Il en résulte logiquement que des sanctions doivent être prévues pour les directeurs d'établissement comportant des classes hors contrat, qui n'auraient pas pris les dispositions nécessaires pour que l'enseignement qui y est dispensé soit conforme à l'objet de l'instruction obligatoire, et qui n'auraient pas procédé à la fermeture de ces classes.

Votre commission vous proposera de punir ces comportements délictueux de six mois d'emprisonnement et de 50.000 F d'amende.

Ce dispositif dissuasif permettrait ainsi de faciliter la fermeture des établissements à visées sectaires qui détournent l'instruction obligatoire de son objet.

3. La difficulté de réglementer le démarchage à domicile des enfants des sectes et la distribution de documents de propagande sur la voie publique.

Les sanctions prévues par la proposition de loi de M. About concernant l'emploi d'enfants mineurs pour le démarchage à domicile, à des fins notamment idéologiques et la distribution de documents de propagande sur la voie publique, si elles répondent au souci de prévenir le prosélytisme des organisations sectaires, et d'en protéger les enfants, apparaissent difficiles à mettre en oeuvre.

En outre, il paraît peu réaliste de soumettre à autorisation préalable toute distribution de documents sur la voie publique effectuée par des mineurs de 16 ans, et notamment au titre de mouvements de jeunesse ou sportifs qui n'ont aucun lien avec les sectes.

*

* *

En fonction de ces orientations, le texte adopté par la commission comporte 5 articles :

L'article premier tend à modifier l'article 16 de la loi du 28 mars 1882 sur l'enseignement primaire afin de renforcer le contrôle de l'enfant instruit dans sa famille ou dans un établissement hors contrat.

Il tend d'abord à étendre l'enquête sommaire à caractère social effectuée par la mairie auprès des enfants instruits dans leur famille, cette enquête devant être engagée le plus tôt possible et prolongée jusqu'au terme de la scolarité obligatoire.

Il instaure un contrôle annuel systématique des connaissances de tous les enfants instruits dans leur famille.

En cas de contrôle négatif, les parents devront scolariser leur enfant dans un établissement d'enseignement public ou privé.

L'article 2 a pour objet d'autoriser l'évaluation de l'enseignement dispensé dans les classes hors contrat des établissements privés.

Il complète en conséquence l'article 2 de la loi n° 59-1557 du 31 décembre 1959 en ajoutant d'abord l'instruction obligatoire dans le champ du contrôle exercé par l'Etat sur les établissements privés hors contrat.

Il instaure un contrôle éventuel de l'enseignement dispensé dans les classes hors contrat et autorise les autorités académiques à saisir le Procureur de la République des atteintes répétées à l'instruction obligatoire.

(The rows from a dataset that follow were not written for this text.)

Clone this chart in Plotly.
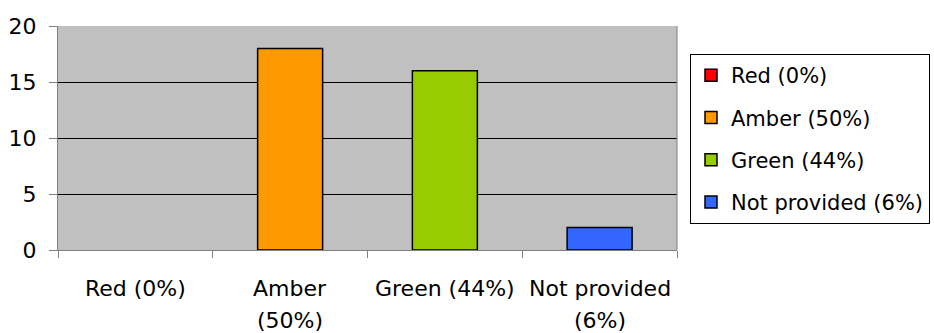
import plotly.graph_objects as go

categories = ["Red (0%)", "Amber (50%)", "Green (44%)", "Not provided (6%)"]
label_lines = [["Red (0%)"], ["Amber", "(50%)"], ["Green (44%)"], ["Not provided", "(6%)"]]
legend_names = ["Red (0%)", "Amber (50%)", "Green (44%)", "Not provided (6%)"]
values = [0, 18, 16, 2]
colors = ["#FF0000", "#FF9900", "#99CC00", "#3366FF"]

FONT = "DejaVu Sans, Liberation Sans, Arial, sans-serif"
FS = 22

fig = go.Figure()
for i, (cat, name, val, col) in enumerate(zip(categories, legend_names, values, colors)):
    fig.add_trace(go.Bar(
        x=[cat], y=[val if val > 0 else None], name=name, width=0.42,
        marker=dict(color=col, line=dict(color="black", width=1.5)),
        legendgroup=f"g{i}",
    ))

# category labels (two-line where the original wraps)
for cat, lines in zip(categories, label_lines):
    for j, line in enumerate(lines):
        fig.add_annotation(
            x=cat, xref="x", y=0, yref="paper",
            text=line, showarrow=False,
            xanchor="center", yanchor="middle",
            yshift=-38 - 32 * j,
            font=dict(size=FS, family=FONT, color="black"),
        )

fig.update_layout(
    width=934, height=333,
    margin=dict(l=58, r=257, t=26, b=83, autoexpand=False),
    paper_bgcolor="white",
    plot_bgcolor="#C0C0C0",
    barmode="overlay",
    font=dict(family=FONT, size=FS, color="black"),
    showlegend=True,
    legend=dict(
        x=1.021, y=0.875, xanchor="left", yanchor="top",
        bordercolor="black", borderwidth=1,
        font=dict(size=21, family=FONT),
        tracegroupgap=12,
    ),
)
fig.update_xaxes(
    type="category", categoryorder="array", categoryarray=categories,
    showline=True, linecolor="#808080", linewidth=1,
    ticks="outside", ticklen=7, tickcolor="#808080",
    tickson="boundaries", showgrid=False,
    showticklabels=False,
)
fig.update_yaxes(
    range=[0, 20], dtick=5, tick0=0,
    showline=True, linecolor="#808080", linewidth=1,
    ticks="outside", ticklen=8, tickcolor="#808080",
    showgrid=True, gridcolor="black", gridwidth=1,
    zeroline=False,
    tickfont=dict(size=FS, family=FONT),
    ticklabelstandoff=8,
)
# right border of plot area
fig.add_shape(type="line", xref="paper", yref="paper", x0=1, x1=1, y0=0, y1=1,
              line=dict(color="#808080", width=1))

fig.write_html("out.html")
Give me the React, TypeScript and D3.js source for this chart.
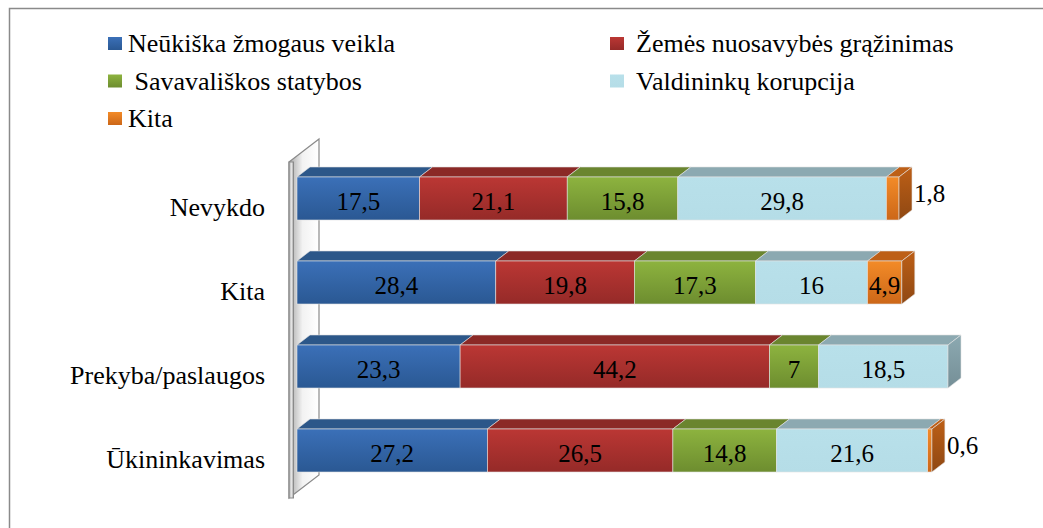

Il complète en conséquence les article 9 et 35 de la loi Goblet du 30 octobre 1886 sur l'organisation de l'enseignement primaire en précisant notamment que la liberté des directeurs d'écoles privées hors contrat quant au choix des méthodes et des programmes, est limitée par le nécessaire respect de l'objet de l'instruction obligatoire.

L'article 3 concerne les atteintes les plus graves portées au principe de l'instruction obligatoire :

- le manquement délibéré à l'obligation scolaire, en dépit d'une mise en demeure de l'inspecteur d'académie constituerait un délit puni de six mois d'emprisonnement et de 50.000 F d'amende ;

- le directeur d'un établissement privé comportant des classes hors contrat qui refuserait, après mise en demeure, de prendre les mesures nécessaires pour que l'enseignement qui y est dispensé soit conforme à l'objet de l'instruction obligatoire serait puni de six mois d'emprisonnement et de 50.000 F d'amende, sauf fermeture de ces classes ou de l'établissement.

L'article 4 prévoit que le défaut de déclaration d'instruction dans la famille ou dans un établissement privé hors contrat en mairie, constituerait une contravention de la 5e classe.

Il précise ensuite que l'absentéisme scolaire répété constituerait une contravention de la 2e classe, et de la 5e classe en cas de récidive.

Sous réserve de ces observations, votre commission vous demande d'adopter les propositions de loi dans le texte résultant de ses conclusions, et qui figure ci-après.